JENKS, RICH and MILLER, JJ., concurred; GAYNOR, J., concurred in separate memorandum.
I do not concur in treating the admission of service of a notice as an admission of something that occurred after the action was brought. An admission in an answer can only be of something alleged in the complaint. This admission of service of a notice "on or about the 16th day of June" cannot therefore be taken as referring to something that took place after the action was begun, viz., on June 15th, but must be taken to refer to the allegation of service in the complaint; and the phrase "on or about" is elastic enough to relate back that far.

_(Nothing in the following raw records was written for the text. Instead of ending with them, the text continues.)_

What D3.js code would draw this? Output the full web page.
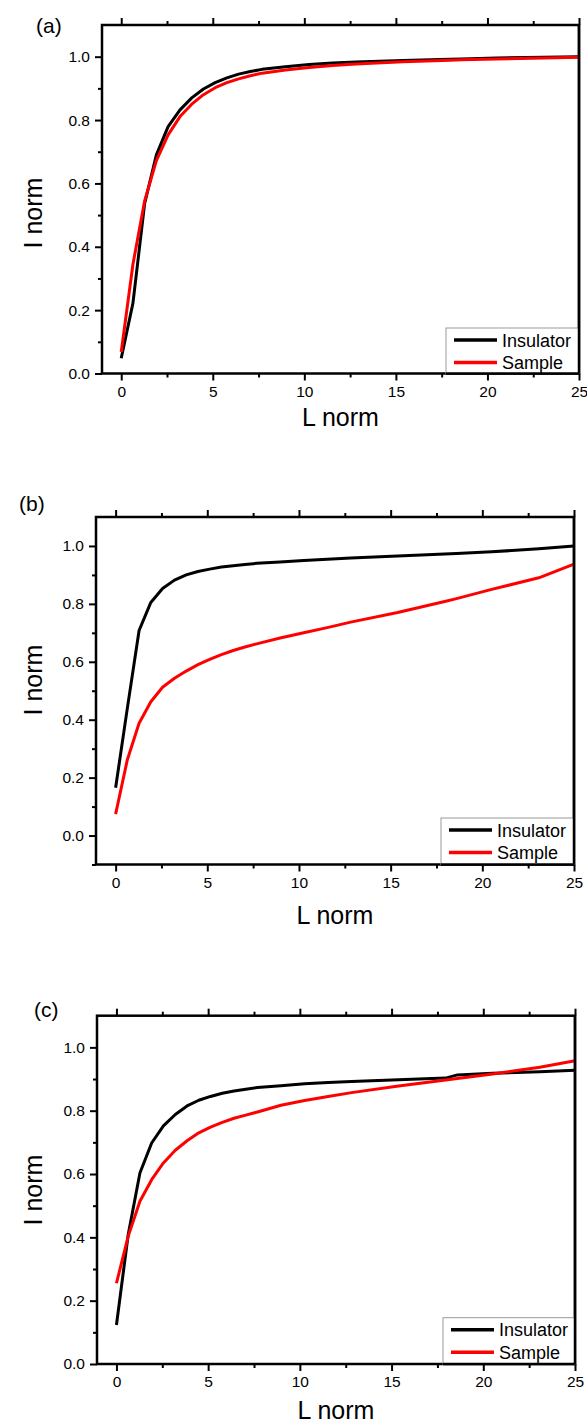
<!DOCTYPE html>
<html><head><meta charset="utf-8">
<script src="https://cdn.jsdelivr.net/npm/d3@7"></script>
<style>
body{margin:0;background:#fff;}
svg{display:block;font-family:"Liberation Sans",Arial,Helvetica,sans-serif;}
</style></head>
<body><svg id="c" width="587" height="1426"></svg>
<script>
// ---- data ----
const xs = [0,0.64,1.28,1.92,2.56,3.21,3.85,4.49,5.13,5.77,6.41,7.05,7.69,8.97,10.26,11.54,12.82,15.38,17.95,18.59,20.51,23.08,25];
const aInsulator = [0.048,0.222,0.537,0.690,0.779,0.832,0.870,0.898,0.918,0.933,0.945,0.953,0.960,0.968,0.975,0.980,0.983,0.988,0.992,0.993,0.996,0.998,1.000];
const aSample    = [0.068,0.345,0.545,0.672,0.753,0.811,0.850,0.880,0.902,0.918,0.930,0.940,0.948,0.958,0.966,0.972,0.977,0.984,0.989,0.990,0.993,0.996,0.998];
const bInsulator = [0.165,0.440,0.708,0.805,0.853,0.882,0.900,0.912,0.920,0.927,0.932,0.936,0.940,0.945,0.950,0.954,0.958,0.965,0.972,0.974,0.980,0.990,1.000];
const bSample    = [0.074,0.262,0.388,0.462,0.512,0.543,0.568,0.590,0.608,0.625,0.639,0.651,0.662,0.682,0.700,0.718,0.737,0.770,0.808,0.818,0.850,0.890,0.937];
const cInsulator = [0.123,0.408,0.603,0.698,0.752,0.788,0.815,0.833,0.845,0.855,0.862,0.868,0.873,0.879,0.885,0.889,0.892,0.898,0.903,0.913,0.918,0.923,0.928];
const cSample    = [0.255,0.403,0.514,0.582,0.635,0.675,0.705,0.730,0.748,0.763,0.776,0.786,0.796,0.817,0.832,0.845,0.857,0.878,0.897,0.902,0.916,0.937,0.958];
const seriesNames = ["Insulator","Sample"];
const seriesColors = ["#000000","#ff0000"];
const xTicks = [0,5,10,15,20,25];
const yTicks = [0.0,0.2,0.4,0.6,0.8,1.0];
const panelLabels = ["(a)","(b)","(c)"];

const svg = d3.select("#c");

const panels = [
  {label:panelLabels[0], data:[aInsulator,aSample], L:102,R:579,T:25,B:373.5, yDom:[0,1.1], xDom:[-1.05,25],
   lab:[36,33], ytitle:[42,213], xtitleY:426, leg:[446,328,579,373.5]},
  {label:panelLabels[1], data:[bInsulator,bSample], L:96,R:574,T:517,B:864.5, yDom:[-0.1,1.1], xDom:[-1.07,25],
   lab:[19,511], ytitle:[42,680], xtitleY:924, leg:[441,818,574,864.5]},
  {label:panelLabels[2], data:[cInsulator,cSample], L:97,R:575,T:1015.7,B:1364, yDom:[0,1.1], xDom:[-1.06,25],
   lab:[34,1017], ytitle:[42,1190], xtitleY:1419, leg:[443,1317.7,575,1364]}
];

panels.forEach(p=>{
  const x = d3.scaleLinear().domain(p.xDom).range([p.L,p.R]);
  const y = d3.scaleLinear().domain(p.yDom).range([p.B,p.T]);
  const g = svg.append("g");

  const xMinor = d3.range(0,25.01,2.5).filter(v=>xTicks.indexOf(v)<0);
  const yMinor = d3.range(p.yDom[0]<0?-0.1:0.1, 1.05, 0.2).map(v=>+v.toFixed(2));

  const bx = g.append("g").attr("transform",`translate(0,${p.B})`)
    .call(d3.axisBottom(x).tickValues(xTicks).tickSize(7).tickPadding(5).tickFormat(d3.format("d")));
  const tx = g.append("g").attr("transform",`translate(0,${p.T})`)
    .call(d3.axisTop(x).tickValues(xTicks).tickSize(7).tickFormat(""));
  const ly = g.append("g").attr("transform",`translate(${p.L},0)`)
    .call(d3.axisLeft(y).tickValues(yTicks).tickSize(7).tickPadding(5).tickFormat(d3.format(".1f")));
  [bx,tx,ly].forEach(a=>{
    a.select(".domain").remove();
    a.selectAll("line").attr("stroke","#000").attr("stroke-width",2);
    a.selectAll("text").attr("font-size",15.5).attr("fill","#000").attr("font-family","Liberation Sans, Arial, sans-serif");
  });
  const minorStyle = a=>{a.select(".domain").remove();a.selectAll("line").attr("stroke","#000").attr("stroke-width",2);};
  g.append("g").attr("transform",`translate(0,${p.B})`)
    .call(d3.axisBottom(x).tickValues(xMinor).tickSize(4).tickFormat("")).call(minorStyle);
  g.append("g").attr("transform",`translate(0,${p.T})`)
    .call(d3.axisTop(x).tickValues(xMinor).tickSize(4).tickFormat("")).call(minorStyle);
  g.append("g").attr("transform",`translate(${p.L},0)`)
    .call(d3.axisLeft(y).tickValues(yMinor).tickSize(4).tickFormat("")).call(minorStyle);

  // frame
  g.append("rect").attr("x",p.L).attr("y",p.T).attr("width",p.R-p.L).attr("height",p.B-p.T)
    .attr("fill","none").attr("stroke","#000").attr("stroke-width",2.5);

  // lines
  const line = d3.line().x((d,i)=>x(xs[i])).y(d=>y(d));
  p.data.forEach((arr,k)=>{
    g.append("path").datum(arr).attr("d",line).attr("fill","none")
      .attr("stroke",seriesColors[k]).attr("stroke-width",3).attr("stroke-linejoin","round");
  });

  // legend
  const [lx0,ly0,lx1,ly1] = p.leg;
  g.append("rect").attr("x",lx0).attr("y",ly0).attr("width",lx1-lx0).attr("height",ly1-ly0)
    .attr("fill","#fff").attr("stroke","#999").attr("stroke-width",1);
  seriesNames.forEach((n,k)=>{
    const yy = ly0 + 12 + k*22.5;
    g.append("line").attr("x1",lx0+8).attr("x2",lx0+51).attr("y1",yy).attr("y2",yy)
      .attr("stroke",seriesColors[k]).attr("stroke-width",3.5);
    g.append("text").attr("x",lx0+56).attr("y",yy+6.5).attr("font-size",18).text(n);
  });
  g.append("line").attr("x1",p.R).attr("x2",p.R).attr("y1",p.T).attr("y2",p.B).attr("stroke","#000").attr("stroke-width",2.5);
  g.append("line").attr("x1",lx0).attr("x2",p.R).attr("y1",p.B).attr("y2",p.B).attr("stroke","#000").attr("stroke-width",2.5);

  // titles
  g.append("text").attr("x",(p.L+p.R)/2).attr("y",p.xtitleY).attr("text-anchor","middle").attr("font-size",25).text("L norm");
  g.append("text").attr("transform",`translate(${p.ytitle[0]},${p.ytitle[1]}) rotate(-90)`)
    .attr("text-anchor","middle").attr("font-size",25).text("I norm");
  g.append("text").attr("x",p.lab[0]).attr("y",p.lab[1]).attr("font-size",21).text(p.label);
});
</script></body></html>
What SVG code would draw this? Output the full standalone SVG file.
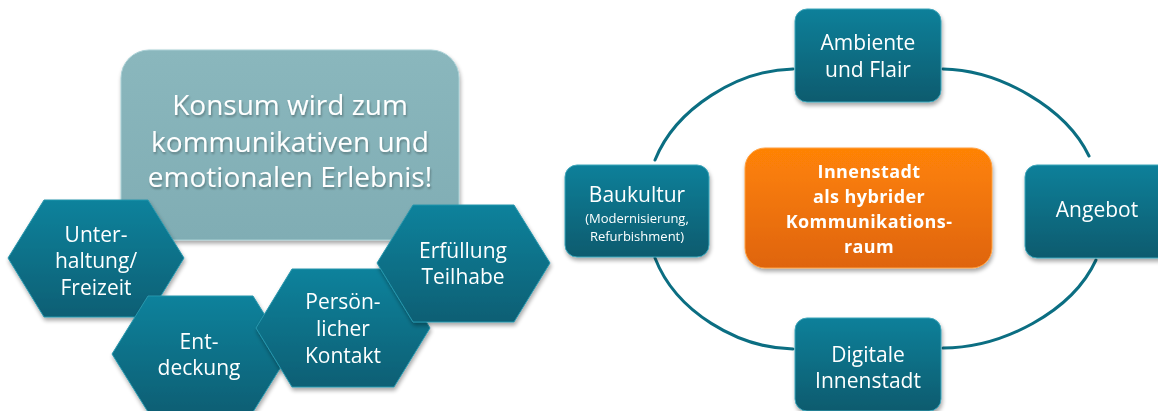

On the main point, I agree that the act of a superintendent for which the master may be held liable under the employers' liability act must be an act of superintendence. It cannot be said that the statute only declared the common law liability of the master for the acts of his superintendent as it then existed in this state. On the contrary, the purpose of the act was to extend such rule. Not, however, to the extent of making the master liable for acts of his superintendent which were not acts of superintendence. It can be given wide scope without going to that extreme. Under the common law rule there were acts of superintendence for which the master was liable, i.e., acts which the master himself owed a duty to perform toward his servants; while for all other acts of superintendence, direction or authority outside of this restricted sphere he was not liable. Cases like Loughlin v. State of New York ( 105 N.Y. 159) furnish full illustration of this. The act of the superintendent there — and in like cases — held to be that of a fellow servant for which the master was not liable, was an act of authority and superintendence, but not one within the duty of master to servant. The employers' liability act extended such liability of the master to all acts of superintendence, but did not extend it to acts not of superintendence, though performed by a superintendent. The act of alleged negligence in this case was not one of superintendence.
Judgment of the Municipal Court reversed and new trial ordered, costs to abide the event.